Well That's Reassuring

Scientists think they've found out how the MS drug tecfidera (Dimethyl Fumerate [DMF]) works.

Clue: Genetic Failure! I don't have the gene for HCA2 - or at least I assume based on the linked article.

20140401

Bad Odds

When I read such information, I am happy to be getting off Tysabri.

Should be my second-to-last infusion on the two month schedule.

20140330

Hopefully My Last Infusion

This is still speculation at this point, but I believe I will have my last Tysabri infusion this Wednesday. Which is good and bad. Bad because I've been doing so well with ZERO relapses since starting it. Good because I loathe needles and there is (and pretty much always been) a 1-in-118 chance that I will develop PML due to my Tysabri treatment, and you do not want that! Those odds are a bit too risky for me!

I am at the point where I will soon see if my life will continue as normal or a new (sub)standard will be applied. I've enjoyed my life this far, even with the MS diagnosis; let's hope it stays that way! Only time will tell how my MS responds to my new medication.

Wish me luck.


UPDATE 07 MAY:
Yeah, I don't know if I posted this early in the morning or what, but clearly that wasn't my last infusion.

20140321

Barts and The London

Has bad news for me.

NO TREATMENT FOR MS-related memory problems, went the headline of the article.

Guh, now I've got to hope some scientist comes up with a fix for Memory Symptoms...errr...Multiple Sclerosis.

Now I have no hope that my wife will stop blaming something I use to treat my MS for my memory problems, instead of the MS itself. NO HOPE! DAMN YOU MS!

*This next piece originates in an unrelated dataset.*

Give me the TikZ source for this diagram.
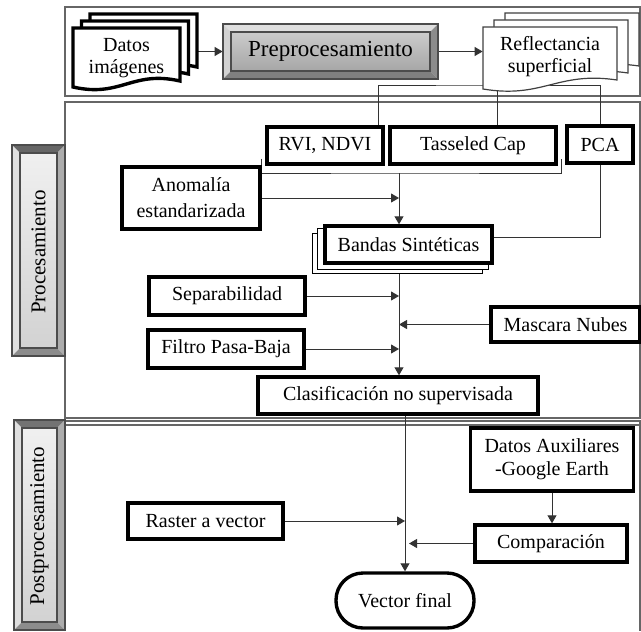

This was the chart my neuro showed me, or at least something very similar. My number 1 in 118, which is why I am switching to Techfidera.

20140218

Downtime...Fixed

You may have realized that TK has been down for a few days. It was expiring at my old registrar and took longer than usual to move over to the new registrat. I'll have to act sooner should I transfer any more domains!

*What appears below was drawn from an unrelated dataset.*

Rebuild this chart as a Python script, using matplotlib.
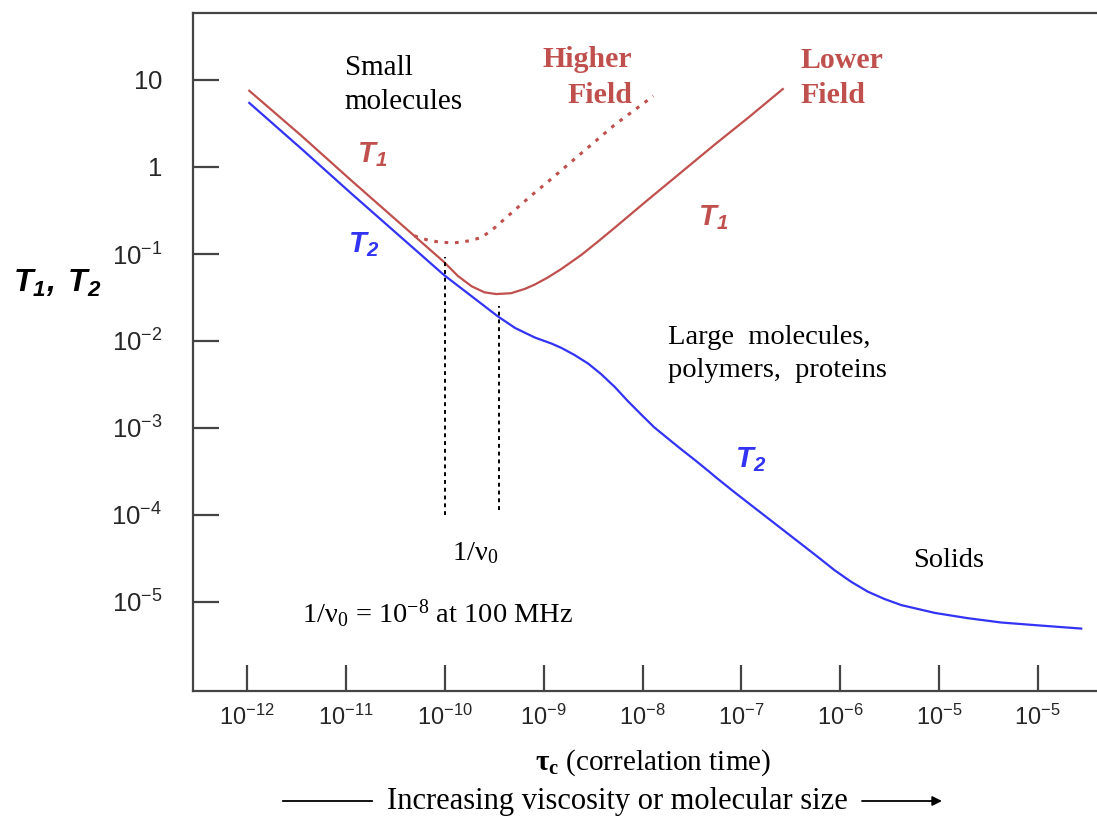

My apologies to my loyal readers. I suppose I could always chock it up to having a MS brain.

20140208

Freaking vampire doctors

My GP wanted a routine blood test. I had to fast last night and go to the hospital without any coffee this morning. The blood draw was relatively painless though, and it's a lot less worse than getting an IV put in.

#NotMSRelated

20140205

Expectations

As I conclude what I think is my second to last tysabri infusion, I realize I'm going to see the NCH AIC staff a lot less :( they've basically become part of my family. Unfortunately, I'll probably have to see them again when I have my 'rebound relapse' from coming off of Tysabri. Looking forward to that : (

20140203

IRIS : (

If PML isn't bad enough, the cure can end you too due to Immune reconstitution inflammatory syndrome

As good as Tysabri has treated me, I'm scared and I can't wait to get off this stuff.

#FMITGA

20140120

GDMFSOB

You've got MS. Enjoy!

Oh wait...your chances of getting cancer are now through the roof too.

Sometimes the fight just doesn't seem worth it; I feel sometimes that it would be most appropriate to just check into a nursing home and die.

But no, I can never stop fighting MS. MS is a condition, it is not what will kill me!

20140117

The Woes of an MS Sufferer

MS is really messing with my memory. I have a serious case of the can't remember sh*t! And it's driving me the nuck futz!

Today, when I dropped off my daughter at preschool, I remember I forgot to bring something that starts with an A or B.

GFDI, I really hate my life and useless memory sometimes. #FML

20140115

It's the little things

to which I'm paying attention now. Like when I'm going to pick up my daughter from pre-school. I won't use the self-opening handicapped door which lazy people use to avoid any physical exertion! Nope, I'm going to open my own doors while I still can. I'll use the self opening when I no longer can open the doors on my own.

This is the perfect summing up of the 'Merican condition. Too damned lazy to do anything on your own!

20140101

Happy Friggin New Year

I'm looking at a medication change this year, if you haven't been following. My neuro has me freaked by saying that there is a rebound effect from coming off Tysabri. And my children, as always, don't let me get anything done. More of the same fun.